$200,000 in penalties imposed against Gary Helou

Murray-Goulburn-2

The ACCC did not seek a penalty against Murray Goulburn because as it was a co-operative, any penalty imposed against it could end up being paid by the very farmers that were misled.

The Federal Court has ordered former Murray Goulburn Co-operative Managing Director Gary Helou to pay $200,000 in penalties for being knowingly concerned in Murray Goulburn’s false or misleading claims about the farmgate milk price it expected to pay dairy farmers during the 2015-16 milk season.

“The penalty imposed against Mr Helou reflects his seniority at Murray Goulburn and involvement in misleading representations about the farmgate milk price,” ACCC Deputy Chair Mick Keogh said.

Murray Goulburn admitted to making false or misleading representations in breach of the Australian Consumer Law when it represented to farmers in Victoria, South Australia and southern New South Wales on 29 February 2016, and subsequently until 27 April 2016, that it could maintain its opening milk price of $5.60/kgms.
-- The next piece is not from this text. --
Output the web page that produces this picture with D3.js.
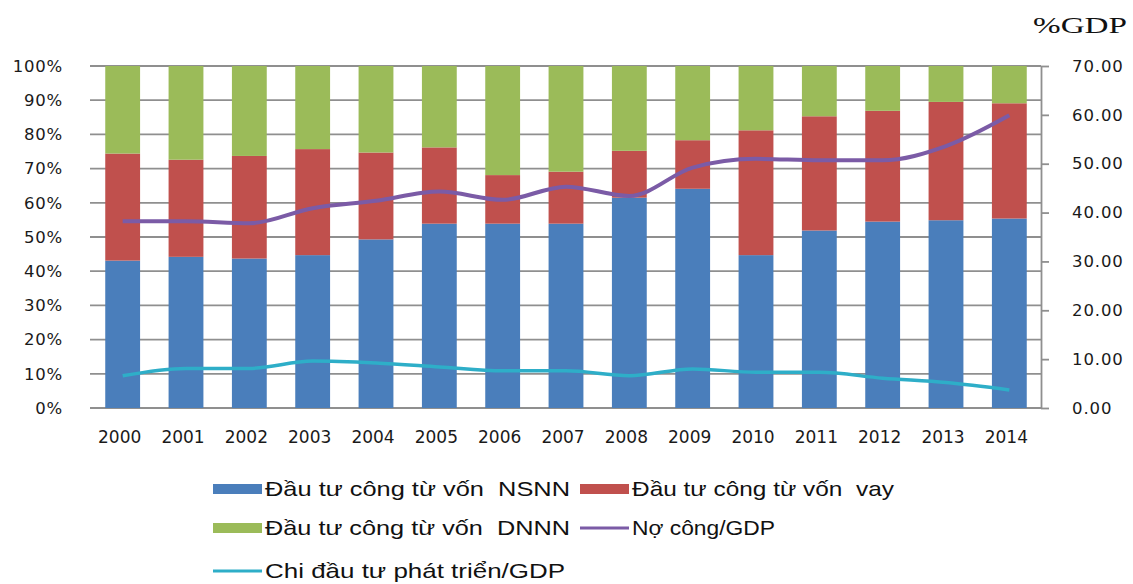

Mr Helou has admitted he was involved in the misleading representations made by Murray Goulburn. This included not informing farmers of risks known to Murray Goulburn and making unfounded assumptions that Murray Goulburn could achieve its milk powder sachet sales targets.

“Murray Goulburn’s misrepresentations meant farmers were not informed of the likelihood the final milk price would fall below the opening price. This was important information for farmers as it would have influenced the business decisions each farmer made,” Mr Keogh said.

“Farmers were denied the opportunity to plan for the impact of the reduced milk price on their businesses between February and April 2016, including implementing measures to reduce their exposure to a decrease in the milk price or shopping their milk around to other dairy processors.”

The ACCC did not seek a penalty against Murray Goulburn because as it was a co-operative, any penalty imposed against it could end up being paid by the very farmers that were misled.

“We were conscious not to seek penalty orders that would adversely affect farmers for the wrongs committed by Murray Goulburn, so we focused on obtaining appropriate orders against the individuals involved in the conduct,” Mr Keogh added.

As part of the resolution of the proceedings, Mr Helou has undertaken to the Court that he will not be involved in the dairy industry for three years.

In August 2018, the ACCC resolved its proceedings against Murray Goulburn’s former Chief Financial Officer, Mr Bradley Hingle, after he consented to an order that he pay a contribution to the ACCC’s costs and gave an undertaking to the Court that he wouldn’t be involved in the dairy industry for three years.

The Court also ordered by consent that Murray Goulburn and Mr Helou pay a portion of the ACCC’s legal costs.